Bio-SANS, the Biological Small-Angle Neutron Scattering Instrument at HFIR recently had a detector upgrade that will provide significantly improved performance that is more in line with the instrument’s capability.

Shorter experiment times are expected, which means more experiments can be performed, as well as new types of science addressed that could not be done previously, said Kevin Berry, a detector development specialist in the Neutron Sciences Directorate.

The new detector system is an array of 192 individual linear position-sensitive detectors. Each detector tube is 8 mm in diameter, 1 m in length, and filled with 3He (Helium-3) gas for neutron conversion.
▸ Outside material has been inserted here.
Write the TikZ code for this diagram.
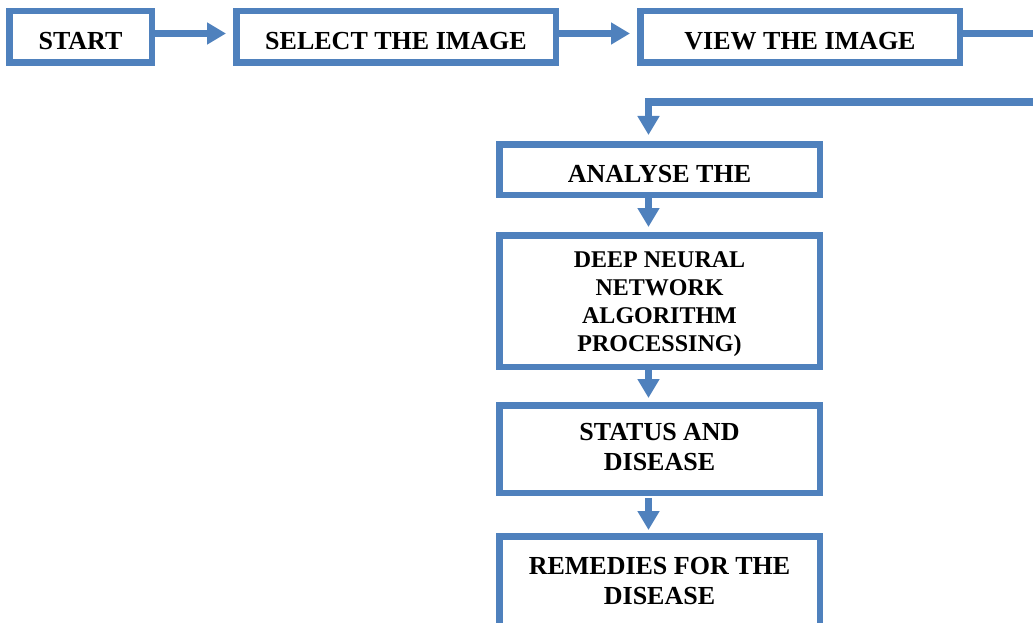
\documentclass[tikz,border=0pt]{standalone}
\usepackage{fontspec}
\setmainfont{Liberation Serif}
\usetikzlibrary{arrows.meta}
\definecolor{boxblue}{HTML}{4F81BD}
\newcommand\lowered[2]{\raisebox{-#1}[\height][\depth]{#2}}
\begin{document}
\begin{tikzpicture}[x=1pt,y=-1pt,
  flowbox/.style={draw=boxblue, line width=6.5pt, fill=white, inner sep=0pt,
    font=\bfseries\fontsize{26}{30}\selectfont},
  flowarrow/.style={draw=boxblue, line width=7.5pt, -{Triangle[length=19pt,width=21pt]}}]
\clip (0,0) rectangle (1033,623);
\node[flowbox, minimum width=142.5pt, minimum height=51.5pt] (start) at (80.5,37) {\lowered{4pt}{START}};
\node[flowbox, minimum width=319.5pt, minimum height=51.5pt] (select) at (396,37) {\lowered{4pt}{SELECT THE IMAGE}};
\node[flowbox, minimum width=319.5pt, minimum height=51.5pt] (view) at (800,37) {\lowered{4pt}{VIEW THE IMAGE}};
\node[flowbox, minimum width=320.5pt, minimum height=50.5pt] (analyse) at (659.5,169.5) {\lowered{4.5pt}{ANALYSE THE}};
\node[flowbox, minimum width=320.5pt, minimum height=131.5pt, font=\bfseries\fontsize{24}{28}\selectfont] (dnn) at (659.5,301)
  {\lowered{3pt}{\begin{tabular}{@{}c@{}}DEEP NEURAL\\NETWORK\\ALGORITHM\\PROCESSING)\end{tabular}}};
\node[flowbox, minimum width=320.5pt, minimum height=87.5pt] (status) at (659.5,449)
  {\begin{tabular}{@{}c@{}}STATUS AND\\DISEASE\end{tabular}};
\node[flowbox, minimum width=320.5pt, minimum height=93.5pt] (remedies) at (659.5,583)
  {\begin{tabular}{@{}c@{}}REMEDIES FOR THE\\DISEASE\end{tabular}};
\coordinate (edgeA) at (1045,33.5);
\coordinate (edgeB) at (1045,102);
\coordinate (turn) at (648.5,102);
\draw[flowarrow] ([yshift=3.5pt]start.east) -- ([xshift=-7pt,yshift=3.5pt]select.west);
\draw[flowarrow] ([yshift=3.5pt]select.east) -- ([xshift=-7pt,yshift=3.5pt]view.west);
\draw[flowarrow] ([yshift=3.5pt]view.east) -- (edgeA) -- (edgeB) -- (turn) -- ([xshift=-11pt,yshift=6pt]analyse.north);
\draw[flowarrow] ([xshift=-11pt]analyse.south) -- ([xshift=-11pt,yshift=5pt]dnn.north);
\draw[flowarrow] ([xshift=-11pt]dnn.south) -- ([xshift=-11pt,yshift=4pt]status.north);
\draw[flowarrow] ([xshift=-11pt,yshift=-2pt]status.south) -- ([xshift=-11pt,yshift=3pt]remedies.north);
\end{tikzpicture}
\end{document}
The tubes are oriented vertically and arranged into two rows of 96 tubes each, spaced to provide an active area of 1 × 1 m, equivalent to that of the original detector.
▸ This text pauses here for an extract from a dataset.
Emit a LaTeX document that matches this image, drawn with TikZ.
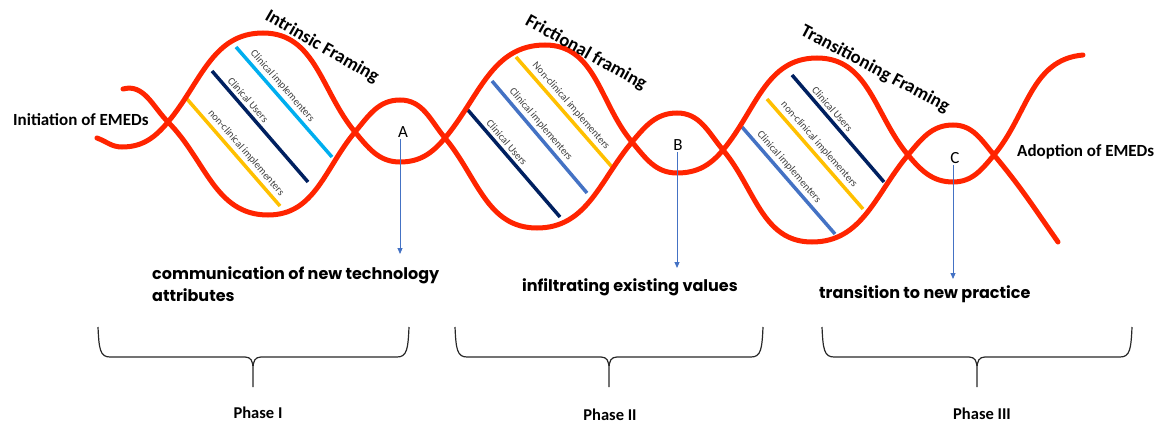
\documentclass[tikz,border=0pt]{standalone}
\usepackage{fontspec}
\setmainfont{Carlito}
\newfontfamily\geofont{Poppins}
\usetikzlibrary{arrows.meta}
\definecolor{helixred}{RGB}{255,36,0}
\definecolor{rungcyan}{RGB}{0,174,239}
\definecolor{rungnavy}{RGB}{0,32,96}
\definecolor{rungorange}{RGB}{255,192,0}
\definecolor{rungblue}{RGB}{68,114,196}
\definecolor{labelgray}{RGB}{64,64,64}
\definecolor{bracegray}{RGB}{40,40,40}
\begin{document}
\begin{tikzpicture}[x=1pt,y=1pt,
  strand/.style={draw=helixred, line width=5pt, line cap=round},
  rung/.style={line width=3.5pt},
  runglabel/.style={sloped, above=3pt, inner sep=0pt, text=labelgray,
    font=\fontsize{10.5}{12}\selectfont},
  framelabel/.style={inner sep=0pt, font=\bfseries\fontsize{18.5}{21}\selectfont},
  endlabel/.style={inner sep=0pt, font=\bfseries\fontsize{17}{20}\selectfont},
  letter/.style={inner sep=1.5pt, font=\fontsize{17}{20}\selectfont},
  pointer/.style={draw=rungblue, line width=0.9pt, -{Triangle[length=6pt,width=5pt]}},
  outcome/.style={inner sep=0pt, align=left, font=\geofont\bfseries\fontsize{16}{22}\selectfont},
  brace/.style={draw=bracegray, line width=1.2pt},
  phase/.style={inner sep=0pt, font=\bfseries\fontsize{16.5}{19}\selectfont}]
\useasboundingbox (0,0) rectangle (1174,-425);

% rungs of the first turn
\draw[rung, rungcyan] (236,-47) -- node[runglabel, pos=.41] (t1a) {Clinical implementers} (332,-157);
\draw[rung, rungnavy] (212,-71) -- node[runglabel, pos=.31] (t1b) {Clinical Users} (308,-182);
\draw[rung, rungorange] (187,-99) -- node[runglabel, pos=.56] (t1c) {non-clinical implementers} (280,-206);

% rungs of the second turn
\draw[rung, rungorange] (516,-57) -- node[runglabel, pos=.5] (t2a) {Non-clinical implementers} (612,-167);
\draw[rung, rungblue] (492,-81) -- node[runglabel, pos=.44] (t2b) {Clinical implementers} (587,-193);
\draw[rung, rungnavy] (467,-109) -- node[runglabel, pos=.36] (t2c) {Clinical Users} (560,-217);

% rungs of the third turn
\draw[rung, rungnavy] (792,-75) -- node[runglabel, pos=.37] (t3a) {Clinical Users} (884,-182);
\draw[rung, rungorange] (767,-99) -- node[runglabel, pos=.47] (t3b) {non-clinical implementers} (863,-209);
\draw[rung, rungblue] (742,-127) -- node[runglabel, pos=.43] (t3c) {Clinical implementers} (835,-234);

% first strand
\draw[strand] (123,-89) to[out=15,in=135] (168,-122)
  to[out=-45,in=180] (268,-215)
  to[out=0,in=-130] (355,-132)
  to[out=50,in=180] (400,-100)
  to[out=0,in=130] (445,-138)
  to[out=-50,in=180] (537,-228)
  to[out=0,in=-130] (632,-142)
  to[out=50,in=180] (677,-113)
  to[out=0,in=130] (723,-150)
  to[out=-50,in=180] (812,-242)
  to[out=0,in=-130] (908,-155)
  to[out=50,in=180] (953,-125)
  to[out=0,in=130] (994,-155)
  to[out=-50,in=125] (1058,-242);

% second strand
\draw[strand] (97,-138) to[out=-20,in=180] (122,-147)
  to[out=0,in=-130] (168,-122)
  to[out=50,in=180] (263,-33)
  to[out=0,in=130] (355,-132)
  to[out=-50,in=180] (400,-162)
  to[out=0,in=-130] (445,-138)
  to[out=50,in=180] (545,-45)
  to[out=0,in=130] (632,-142)
  to[out=-50,in=180] (677,-173)
  to[out=0,in=-130] (723,-150)
  to[out=50,in=180] (817,-58)
  to[out=0,in=130] (908,-155)
  to[out=-50,in=180] (953,-182)
  to[out=0,in=-130] (994,-155)
  to[out=50,in=185] (1083,-55);

% framing titles
\node[framelabel, rotate=-30] (f1) at (322,-47) {Intrinsic Framing};
\node[framelabel, rotate=-29] (f2) at (586,-53) {Frictional framing};
\node[framelabel, rotate=-28] (f3) at (875,-69) {Transitioning Framing};

% start and end
\node[endlabel, anchor=base west] (start) at (13,-125) {Initiation of EMEDs};
\node[endlabel, anchor=base west] (finish) at (1017,-156) {Adoption of EMEDs};

% stage letters and their outcomes
\node[letter] (A) at (403,-132) {A};
\node[letter] (B) at (678,-145) {B};
\node[letter] (C) at (955,-158) {C};
\coordinate (Aend) at (400,-254);
\coordinate (Bend) at (677,-268);
\coordinate (Cend) at (953,-279);
\draw[pointer] (A.south -| Aend) -- (Aend);
\draw[pointer] (B.south -| Bend) -- (Bend);
\draw[pointer] (C.south -| Cend) -- (Cend);

\node[outcome, anchor=west] (o1) at (152,-284) {communication of new technology\\attributes};
\node[outcome, anchor=west] (o2) at (522,-287) {infiltrating existing values};
\node[outcome, anchor=west] (o3) at (819,-294) {transition to new practice};

% phase braces
\foreach \xl/\xm/\xr/\nm in {98/253/409/b1, 455/609/763/b2, 822/977/1132/b3}{
  \draw[brace] (\xl,-327) .. controls (\xl+1,-349) and (\xl+2,-357) .. (\xl+12,-357)
    -- (\xm-8,-357) .. controls (\xm-2,-357) and (\xm,-361) .. (\xm,-369)
    -- (\xm,-387) coordinate (\nm)
    (\xm,-369) .. controls (\xm,-361) and (\xm+2,-357) .. (\xm+8,-357)
    -- (\xr-12,-357) .. controls (\xr-2,-357) and (\xr-1,-349) .. (\xr,-327);
}
\node[phase] (p1) at (258,-413) {Phase I};
\node[phase] (p2) at (610,-415) {Phase II};
\node[phase] (p3) at (982,-414) {Phase III};
\end{tikzpicture}
\end{document}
For ease of assembly, handling, and testing, the detector array was designed to be modular, with eight tubes per module. “This design allows better access for maintenance and repair, compared with the original; now, problem modules can be replaced individually,” Berry said.

The original detector was housed in a common enclosure. Detector repair consisted of removing the entire system and returning it to the factory, leading to long instrument down times.
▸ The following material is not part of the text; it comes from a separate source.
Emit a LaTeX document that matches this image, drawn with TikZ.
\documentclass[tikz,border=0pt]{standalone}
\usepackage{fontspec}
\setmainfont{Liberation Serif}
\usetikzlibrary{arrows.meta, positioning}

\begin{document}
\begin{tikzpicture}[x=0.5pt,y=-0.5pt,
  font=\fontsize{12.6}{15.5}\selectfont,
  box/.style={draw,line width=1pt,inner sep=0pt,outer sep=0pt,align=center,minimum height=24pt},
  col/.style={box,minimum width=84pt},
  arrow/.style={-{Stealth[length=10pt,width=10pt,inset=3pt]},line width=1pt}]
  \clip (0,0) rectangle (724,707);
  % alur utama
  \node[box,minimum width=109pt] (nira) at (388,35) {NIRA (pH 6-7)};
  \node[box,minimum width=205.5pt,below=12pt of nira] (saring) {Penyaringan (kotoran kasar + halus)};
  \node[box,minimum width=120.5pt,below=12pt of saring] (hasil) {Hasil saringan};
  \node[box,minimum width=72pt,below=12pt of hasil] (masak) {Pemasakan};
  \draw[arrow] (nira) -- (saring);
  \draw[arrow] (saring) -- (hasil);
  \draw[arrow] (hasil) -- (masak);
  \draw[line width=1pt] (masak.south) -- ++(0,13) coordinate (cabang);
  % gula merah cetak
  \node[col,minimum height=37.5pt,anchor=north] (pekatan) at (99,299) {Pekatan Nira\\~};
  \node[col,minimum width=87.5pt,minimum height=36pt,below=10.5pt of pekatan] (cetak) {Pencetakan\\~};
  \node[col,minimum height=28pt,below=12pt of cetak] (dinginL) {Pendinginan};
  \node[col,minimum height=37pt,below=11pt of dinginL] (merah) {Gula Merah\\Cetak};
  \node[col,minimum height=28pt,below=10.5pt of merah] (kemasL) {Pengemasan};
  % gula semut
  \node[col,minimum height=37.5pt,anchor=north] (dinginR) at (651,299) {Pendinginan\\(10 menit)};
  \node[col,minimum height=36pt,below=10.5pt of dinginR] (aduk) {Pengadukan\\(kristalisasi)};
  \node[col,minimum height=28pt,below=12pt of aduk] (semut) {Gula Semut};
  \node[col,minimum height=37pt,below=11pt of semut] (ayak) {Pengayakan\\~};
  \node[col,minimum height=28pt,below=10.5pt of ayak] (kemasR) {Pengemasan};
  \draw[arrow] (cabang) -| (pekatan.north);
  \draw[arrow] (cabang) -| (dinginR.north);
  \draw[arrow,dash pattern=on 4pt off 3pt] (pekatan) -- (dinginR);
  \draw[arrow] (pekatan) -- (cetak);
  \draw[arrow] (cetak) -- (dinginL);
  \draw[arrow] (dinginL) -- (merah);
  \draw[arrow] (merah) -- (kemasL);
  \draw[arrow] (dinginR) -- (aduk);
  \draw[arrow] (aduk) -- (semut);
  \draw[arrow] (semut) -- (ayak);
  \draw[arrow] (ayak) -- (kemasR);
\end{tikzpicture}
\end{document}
Plans are in place to add additional detector banks for recording data at higher scattering angles than is currently possible.

This new detector is modeled after one that was installed at the Extended Q-Range SANS instrument at SNS in 2008 and is identical to the upgrade to the General-Purpose SANS instrument in 2011.

“Since the upgrade at GP-SANS, the detector system has been shown to be capable of operating at count rates one to two orders of magnitude higher than before,” Berry said.

For experiments with strongly scattering samples, this means that shorter experimental times and therefore higher throughput can be achieved. With the old detector, data rates from strongly scattering samples had to be slowed down by attenuating the available neutron beam.

For Bio-SANS, the higher count rate improves the capability to study samples that have a low signal over intrinsic background, namely small proteins at low concentrations, and contrast studies for small domains in large multi-domain protein molecules.

Higher count rates will also allow new types of experiments such as faster time-resolved studies than were previously feasible, with sample changes that occur in the second to sub-second time-range.

 

Bio-SANS was designed for the analysis of the structure, function, and dynamics of complex biological systems. It is the cornerstone of the Center for Structural Molecular Biology (CSMB) at Oak Ridge National Laboratory. The detector modules were manufactured by GE Reuter-Stokes, Twinsburg, Ohio. Funding for the detector upgrade came from the U.S. Department of Energy Office of Basic Energy Sciences and the Office of Biological and Environmental Research.